Because Shadow is a full Windows PC, you can install and run any Windows game or app, just like on a local machine. On a Chromebook, launch Chrome and sign in to your Shadow PC to access Windows in seconds, right inside the browser. The Chromebook simply streams the Shadow PC and does no heavy lifting; its limited power is no longer a problem.

For gaming, the benefits are huge: there’s no catalog restriction. You can install any platform (Steam, Epic Games Store, GOG, Battle.net, and more) and any game, without worrying about Android availability or whether a title appears in a cloud‑gaming catalog.

And it goes well beyond Steam. You can install any Windows software: use Microsoft Word or Excel on a Chromebook, run Adobe Photoshop or Premiere Pro, or 3D tools like Blender; smoothly and seamlessly.

You keep everything people love about Chromebooks; compactness, light weight, battery life, affordable price; while covering their main weaknesses (limited performance and software compatibility) with Shadow PC.

In short, Shadow lets you turn any Chromebook into a gaming and media PC, and also brings the full Windows software ecosystem to ChromeOS. For those invested in ChromeOS who don’t want to give up PC games and apps, it’s a compelling choice whose benefits go far beyond installing Steam on ChromeOS.
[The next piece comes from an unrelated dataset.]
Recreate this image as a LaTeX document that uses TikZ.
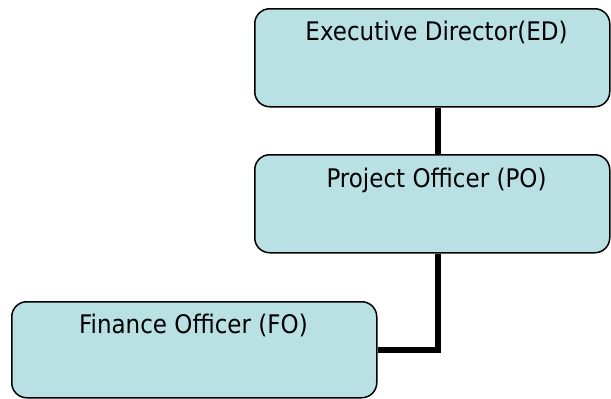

What’s next for gaming on Chromebooks?

Steam ending on ChromeOS doesn’t spell the end of gaming on Chromebooks. While losing native Steam may feel like a break, Steam’s presence never guaranteed a good experience: Chromebooks’ limited performance and the tiny list of compatible games kept expectations in check.

Chromebook gaming will evolve along two paths. First, ongoing ChromeOS‑Android convergence will support native Android gaming with a vast; mostly casual; catalog suited to Chromebooks’ modest hardware. Controls will remain an open question, but that convergence could encourage developers to add better keyboard and trackpad support over time.

In parallel, the rapid growth of cloud gaming and full cloud PCs (like Shadow) lets Chromebooks shine where they already excel (price, battery life, lightness, simplicity) while becoming far more versatile. Because the cloud is already central to the Chromebook experience, the rise of cloud‑based gaming on ChromeOS is a natural way to meet gamers’ needs.

Bottom line: Steam’s sunset on Chromebooks doesn’t mean players should give up. In fact, the ecosystem has never looked better in 2025. Between Android games, cloud‑gaming services, and full Windows apps via a cloud PC, playing on a Chromebook will remain very much possible in 2026 and beyond; thanks to the cloud, a foundational piece of the ChromeOS experience.